For teams looking to extend this into CI, preset checks in your CI pipeline can run these validations on every pull request automatically, closing the gap between manual best practice and repeatable process.

Summary

A good dbt pull request goes beyond code changes to include data validation evidence. Use a structured template with sections for change type, description, lineage diff, data validation results, test results, and a reviewer checklist. Perform data impact assessments by comparing dev output against production — checking structure, volume, distributions, and values at increasing levels of granularity. Structured templates define your work, help reviewers, and create a historical record. Tools like Recce automate the generation of PR-ready validation checklists, making thorough data review the default rather than the exception.

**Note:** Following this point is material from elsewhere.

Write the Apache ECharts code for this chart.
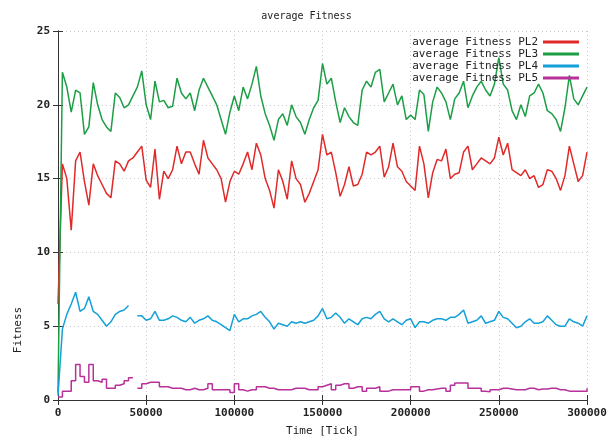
<!DOCTYPE html>
<html>
<head>
<meta charset="utf-8">
<title>average Fitness</title>
<script src="https://cdn.jsdelivr.net/npm/echarts@6/dist/echarts.min.js"></script>
<style>
    html, body { margin: 0; padding: 0; background: #fff; }
    #chart { width: 613px; height: 442px; }
</style>
</head>
<body>
<div id="chart"></div>
<script>
// one sample every 2500 ticks, 0 .. 300000
const tickStep = 2500;
const xTicks = ['0', '50000', '100000', '150000', '200000', '250000', '300000'];
const yTicks = ['0', '5', '10', '15', '20', '25'];
const seriesNames = ['average Fitness PL2', 'average Fitness PL3', 'average Fitness PL4', 'average Fitness PL5'];

const pl2 = [
    6.5, 16.0, 15.0, 11.5, 16.2, 16.8, 14.8, 13.2, 16.0, 15.2, 14.6, 14.0, 13.7, 16.2, 16.0, 15.5,
    16.2, 16.4, 16.8, 17.2, 14.9, 14.4, 17.0, 13.6, 15.5, 15.0, 15.6, 17.2, 16.0, 16.8, 16.8, 16.0,
    15.3, 17.6, 16.4, 16.0, 15.6, 15.0, 13.4, 14.8, 15.5, 15.3, 16.0, 16.8, 15.6, 17.4, 16.6, 15.0,
    14.2, 13.0, 15.6, 14.8, 13.6, 16.2, 15.0, 14.6, 13.4, 14.0, 14.8, 15.6, 18.0, 16.6, 16.8, 15.4,
    13.8, 14.6, 15.8, 14.5, 14.6, 15.3, 16.8, 16.6, 16.8, 17.2, 15.1, 15.8, 17.4, 15.8, 15.5, 14.8,
    14.5, 14.2, 17.2, 16.0, 13.7, 15.4, 16.3, 16.2, 17.0, 15.0, 15.3, 15.4, 16.8, 17.2, 15.6, 16.0,
    16.4, 16.2, 16.0, 16.4, 17.8, 16.6, 17.4, 15.6, 15.4, 15.2, 15.6, 15.0, 15.2, 14.4, 14.6, 15.6,
    15.5, 15.0, 14.2, 15.2, 17.2, 16.0, 14.8, 15.2, 16.8
];
const pl3 = [
    0.5, 22.2, 21.2, 19.5, 21.0, 20.8, 18.0, 18.5, 21.5, 20.0, 19.0, 18.5, 18.2, 20.8, 20.5, 19.8,
    20.0, 20.6, 21.2, 22.3, 20.0, 19.0, 21.6, 20.2, 20.3, 19.8, 19.9, 21.8, 20.8, 20.4, 20.8, 19.6,
    21.0, 21.8, 21.2, 20.6, 20.0, 19.0, 18.0, 19.5, 20.6, 19.6, 21.2, 20.4, 21.4, 22.6, 20.6, 19.4,
    18.6, 17.6, 19.0, 19.4, 18.6, 20.0, 19.2, 18.8, 18.0, 19.0, 19.8, 20.3, 22.8, 21.4, 21.8, 20.2,
    18.8, 19.8, 19.2, 18.8, 18.6, 21.0, 21.6, 21.2, 22.2, 22.4, 20.2, 20.8, 21.4, 20.0, 20.6, 19.0,
    19.3, 19.0, 21.0, 20.7, 18.2, 20.2, 21.2, 20.8, 20.2, 19.0, 20.4, 20.8, 21.6, 19.8, 20.6, 21.2,
    21.6, 21.0, 20.6, 21.4, 23.2, 21.4, 21.0, 19.6, 19.0, 20.0, 19.2, 20.6, 20.8, 21.4, 20.8, 19.6,
    19.4, 19.0, 18.2, 19.8, 22.0, 20.4, 20.0, 20.6, 21.2
];
const pl4 = [
    0.3, 4.8, 5.8, 6.5, 7.3, 6.0, 6.2, 7.0, 6.0, 5.8, 5.4, 5.0, 5.3, 5.8, 6.0, 6.1,
    6.4, null, 5.7, 5.7, 5.4, 5.5, 6.0, 5.4, 5.4, 5.5, 5.7, 5.6, 5.4, 5.3, 5.6, 5.2,
    5.4, 5.5, 5.7, 5.4, 5.3, 5.1, 4.9, 4.7, 5.8, 5.3, 5.5, 5.5, 5.7, 5.8, 6.0, 5.6,
    5.3, 4.8, 5.2, 5.1, 5.0, 5.3, 5.2, 5.3, 5.2, 5.3, 5.4, 5.7, 6.2, 5.5, 5.6, 5.9,
    5.6, 5.2, 5.5, 5.3, 5.1, 5.5, 5.6, 5.5, 5.8, 6.0, 5.5, 5.3, 5.5, 5.3, 5.1, 5.4,
    5.5, 4.9, 5.3, 5.3, 5.2, 5.4, 5.5, 5.5, 5.4, 5.6, 5.6, 5.8, 6.1, 5.2, 5.3, 5.4,
    5.7, 5.2, 5.3, 5.4, 6.0, 5.6, 5.5, 5.2, 4.9, 5.0, 5.3, 5.5, 5.2, 5.2, 5.3, 5.7,
    5.4, 5.1, 5.0, 5.0, 5.5, 5.3, 5.2, 5.0, 5.7
];
const pl5 = [
    0.2, 0.6, 0.6, 1.3, 2.4, 1.6, 1.2, 2.4, 1.3, 1.2, 1.4, 0.8, 0.8, 1.0, 1.1, 1.3,
    1.5, null, 0.8, 1.1, 1.2, 1.2, 1.2, 0.9, 0.9, 0.8, 0.8, 0.8, 0.7, 0.7, 0.8, 0.7,
    0.7, 0.8, 1.1, 0.7, 0.7, 0.7, 0.7, 0.5, 1.1, 0.7, 0.6, 0.7, 0.7, 0.9, 0.9, 0.8,
    0.8, 0.7, 0.7, 0.7, 0.7, 0.8, 0.8, 0.8, 0.7, 0.7, 0.7, 0.9, 1.0, 1.1, 0.7, 1.0,
    1.1, 1.1, 0.8, 0.9, 0.9, 0.6, 0.8, 0.8, 0.9, 0.6, 0.6, 0.7, 0.7, 0.7, 0.7, 0.7,
    0.9, 0.9, 0.6, 0.7, 0.7, 0.75, 0.8, 0.8, 0.6, 1.0, 1.15, 1.15, 1.15, 0.8, 0.8, 0.8,
    0.6, 0.55, 0.7, 0.7, 0.8, 0.8, 0.75, 0.7, 0.7, 0.7, 0.8, 0.8, 0.7, 0.75, 0.75, 0.8,
    0.8, 0.7, 0.7, 0.6, 0.6, 0.6, 0.6, 0.6, 0.8
];

const colors = ['#e02a2a', '#1c9e45', '#14a0d8', '#b8309a'];
// PL5 holds its value between samples, the others are plain lines
const stepped = [false, false, false, 'end'];
const monoFont = 'DejaVu Sans Mono';

// pair each value with its time
function withTime(values) {
    return values.map((v, i) => [i * tickStep, v]);
}

const myEcharts = echarts.init(document.getElementById('chart'), null, { renderer: 'canvas' });

const xMin = Number(xTicks[0]);
const xMax = Number(xTicks[xTicks.length - 1]);
const xInterval = Number(xTicks[1]) - xMin;
const yMin = Number(yTicks[0]);
const yMax = Number(yTicks[yTicks.length - 1]);
const yInterval = Number(yTicks[1]) - yMin;

const tickStyle = { show: true, inside: true, length: 5, lineStyle: { color: '#333' } };
const gridLine = { show: true, lineStyle: { color: '#c8c8d0', type: [1, 3], width: 1 } };

const option = {
    animation: false,
    color: colors,
    title: {
        text: 'average Fitness',
        left: 'center',
        top: 6,
        textStyle: { fontFamily: monoFont, fontSize: 10, fontWeight: 'normal', color: '#222' }
    },
    legend: {
        orient: 'vertical',
        right: 29,
        top: 31,
        align: 'right',
        icon: 'rect',
        itemWidth: 36,
        itemHeight: 3,
        itemGap: 0,
        data: seriesNames,
        textStyle: { fontFamily: monoFont, fontSize: 11, color: '#222', lineHeight: 12 }
    },
    grid: { left: 58, right: 26, top: 31, bottom: 38 },
    xAxis: [
        {
            type: 'value',
            min: xMin,
            max: xMax,
            interval: xInterval,
            name: 'Time [Tick]',
            nameLocation: 'middle',
            nameGap: 26,
            nameTextStyle: { fontFamily: monoFont, fontSize: 11, color: '#222' },
            axisLine: { show: true, lineStyle: { color: '#333' } },
            axisTick: tickStyle,
            splitLine: gridLine,
            axisLabel: {
                fontFamily: monoFont,
                fontSize: 11,
                fontWeight: 'bold',
                color: '#222',
                margin: 8,
                formatter: v => xTicks[Math.round((v - xMin) / xInterval)]
            }
        },
        {
            // mirrored top border
            type: 'value',
            position: 'top',
            min: xMin,
            max: xMax,
            interval: xInterval,
            axisLine: { show: true, lineStyle: { color: '#333' } },
            axisTick: tickStyle,
            axisLabel: { show: false },
            splitLine: { show: false }
        }
    ],
    yAxis: [
        {
            type: 'value',
            min: yMin,
            max: yMax,
            interval: yInterval,
            axisLine: { show: true, lineStyle: { color: '#333' } },
            axisTick: tickStyle,
            splitLine: gridLine,
            axisLabel: {
                fontFamily: monoFont,
                fontSize: 11,
                fontWeight: 'bold',
                color: '#222',
                margin: 8,
                formatter: v => yTicks[Math.round((v - yMin) / yInterval)]
            }
        },
        {
            // mirrored right border
            type: 'value',
            position: 'right',
            min: yMin,
            max: yMax,
            interval: yInterval,
            axisLine: { show: true, lineStyle: { color: '#333' } },
            axisTick: tickStyle,
            axisLabel: { show: false },
            splitLine: { show: false }
        }
    ],
    graphic: [
        {
            type: 'text',
            x: 18,
            y: 330,
            rotation: Math.PI / 2,
            style: {
                text: 'Fitness',
                fontFamily: monoFont,
                fontSize: 11,
                fill: '#222',
                align: 'center',
                verticalAlign: 'middle'
            }
        }
    ],
    series: [pl2, pl3, pl4, pl5].map((values, i) => ({
        name: seriesNames[i],
        type: 'line',
        step: stepped[i],
        showSymbol: false,
        connectNulls: false,
        lineStyle: { width: 1.5, color: colors[i] },
        itemStyle: { color: colors[i] },
        data: withTime(values)
    }))
};

myEcharts.setOption(option);
</script>
</body>
</html>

Frequently Asked Questions

What should a good dbt pull request include?: A good dbt PR goes beyond code changes to include data validation evidence. It should contain: a description of the change and its motivation, the type of change (new model, bugfix, refactor, breaking change), a lineage diff showing impacted models, data validation results (profile diffs, value diffs, schema checks) on affected models, dbt test results, and a checklist of items for the reviewer to verify.
How do you document data impact in a dbt PR?: Document data impact by running data diffs (schema, row count, profile, value) on impacted models and including the results in your PR comment. Use a structured template with sections for lineage diff, validation results, and impact considerations. Tools like Recce generate PR-ready checklists that export directly to GitHub comments.
Why is code review not enough for dbt PRs?: Code review shows what SQL changed but not how the data changed. A one-line filter change can cascade through dozens of downstream models, shifting metrics in ways that are invisible from the code alone. Data validation — comparing actual output between environments — is the only way to confirm the change did what you intended.
What is a dbt PR comment template?: A dbt PR comment template is a structured markdown boilerplate that defines sections for PR authors to fill in when opening a pull request. Good templates include sections for change type, description, related issues, lineage diff, data validation results, dbt test results, and a reviewer checklist. Templates standardize what information reviewers need and prevent ambiguous or superficial PR comments.